Write out again, unaltered, the lines from the start through the line containing "at (868, 432)".
**** GIVEN INFORMATION ****
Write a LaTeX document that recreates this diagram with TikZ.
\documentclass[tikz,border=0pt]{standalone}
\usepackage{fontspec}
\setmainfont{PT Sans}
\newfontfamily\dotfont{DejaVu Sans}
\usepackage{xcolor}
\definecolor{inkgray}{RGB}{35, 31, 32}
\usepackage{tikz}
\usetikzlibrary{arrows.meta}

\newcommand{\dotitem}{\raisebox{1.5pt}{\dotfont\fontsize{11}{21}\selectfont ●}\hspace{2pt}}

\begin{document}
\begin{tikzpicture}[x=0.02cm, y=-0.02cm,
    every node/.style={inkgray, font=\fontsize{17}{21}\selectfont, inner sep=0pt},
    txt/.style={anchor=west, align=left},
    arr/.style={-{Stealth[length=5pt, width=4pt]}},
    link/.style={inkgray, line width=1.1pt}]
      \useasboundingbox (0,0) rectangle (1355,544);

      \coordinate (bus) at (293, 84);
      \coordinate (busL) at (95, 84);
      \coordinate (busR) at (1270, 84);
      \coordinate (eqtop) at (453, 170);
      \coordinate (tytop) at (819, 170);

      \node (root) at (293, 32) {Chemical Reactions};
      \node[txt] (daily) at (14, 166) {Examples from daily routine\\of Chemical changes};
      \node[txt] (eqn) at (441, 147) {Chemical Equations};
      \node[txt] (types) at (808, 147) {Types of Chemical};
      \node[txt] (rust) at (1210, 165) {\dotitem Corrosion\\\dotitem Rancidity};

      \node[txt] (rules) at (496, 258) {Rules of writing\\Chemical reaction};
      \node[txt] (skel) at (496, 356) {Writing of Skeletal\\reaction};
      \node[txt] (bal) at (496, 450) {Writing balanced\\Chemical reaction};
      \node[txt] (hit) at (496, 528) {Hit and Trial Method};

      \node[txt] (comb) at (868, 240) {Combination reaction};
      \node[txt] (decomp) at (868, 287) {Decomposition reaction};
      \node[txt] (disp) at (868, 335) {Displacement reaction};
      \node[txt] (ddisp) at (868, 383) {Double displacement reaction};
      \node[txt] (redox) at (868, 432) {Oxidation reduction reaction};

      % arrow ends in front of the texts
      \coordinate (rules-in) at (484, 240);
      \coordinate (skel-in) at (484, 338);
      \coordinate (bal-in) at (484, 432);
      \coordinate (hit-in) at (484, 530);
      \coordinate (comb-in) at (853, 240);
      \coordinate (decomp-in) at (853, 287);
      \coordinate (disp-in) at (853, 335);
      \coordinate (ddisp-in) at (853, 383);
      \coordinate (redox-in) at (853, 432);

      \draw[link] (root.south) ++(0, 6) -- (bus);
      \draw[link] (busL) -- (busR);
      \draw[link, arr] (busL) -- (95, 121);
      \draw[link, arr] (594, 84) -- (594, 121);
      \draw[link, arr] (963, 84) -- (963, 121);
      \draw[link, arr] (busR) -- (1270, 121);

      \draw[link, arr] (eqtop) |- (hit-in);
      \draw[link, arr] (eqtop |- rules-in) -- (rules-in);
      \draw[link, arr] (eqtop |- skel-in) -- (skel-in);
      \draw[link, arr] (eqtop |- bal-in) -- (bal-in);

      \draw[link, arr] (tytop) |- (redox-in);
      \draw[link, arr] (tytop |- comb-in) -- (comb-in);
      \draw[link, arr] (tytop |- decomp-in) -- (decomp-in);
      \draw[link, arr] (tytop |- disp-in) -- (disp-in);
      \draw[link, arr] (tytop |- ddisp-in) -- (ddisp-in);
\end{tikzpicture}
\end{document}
****
### WRITTEN RESPONSE:
Write a LaTeX document that recreates this diagram with TikZ.
\documentclass[tikz,border=0pt]{standalone}
\usepackage{fontspec}
\setmainfont{PT Sans}
\newfontfamily\dotfont{DejaVu Sans}
\usepackage{xcolor}
\definecolor{inkgray}{RGB}{35, 31, 32}
\usepackage{tikz}
\usetikzlibrary{arrows.meta}

\newcommand{\dotitem}{\raisebox{1.5pt}{\dotfont\fontsize{11}{21}\selectfont ●}\hspace{2pt}}

\begin{document}
\begin{tikzpicture}[x=0.02cm, y=-0.02cm,
    every node/.style={inkgray, font=\fontsize{17}{21}\selectfont, inner sep=0pt},
    txt/.style={anchor=west, align=left},
    arr/.style={-{Stealth[length=5pt, width=4pt]}},
    link/.style={inkgray, line width=1.1pt}]
      \useasboundingbox (0,0) rectangle (1355,544);

      \coordinate (bus) at (293, 84);
      \coordinate (busL) at (95, 84);
      \coordinate (busR) at (1270, 84);
      \coordinate (eqtop) at (453, 170);
      \coordinate (tytop) at (819, 170);

      \node (root) at (293, 32) {Chemical Reactions};
      \node[txt] (daily) at (14, 166) {Examples from daily routine\\of Chemical changes};
      \node[txt] (eqn) at (441, 147) {Chemical Equations};
      \node[txt] (types) at (808, 147) {Types of Chemical};
      \node[txt] (rust) at (1210, 165) {\dotitem Corrosion\\\dotitem Rancidity};

      \node[txt] (rules) at (496, 258) {Rules of writing\\Chemical reaction};
      \node[txt] (skel) at (496, 356) {Writing of Skeletal\\reaction};
      \node[txt] (bal) at (496, 450) {Writing balanced\\Chemical reaction};
      \node[txt] (hit) at (496, 528) {Hit and Trial Method};

      \node[txt] (comb) at (868, 240) {Combination reaction};
      \node[txt] (decomp) at (868, 287) {Decomposition reaction};
      \node[txt] (disp) at (868, 335) {Displacement reaction};
      \node[txt] (ddisp) at (868, 383) {Double displacement reaction};
      \node[txt] (redox) at (868, 432) {Oxidation reduction reaction};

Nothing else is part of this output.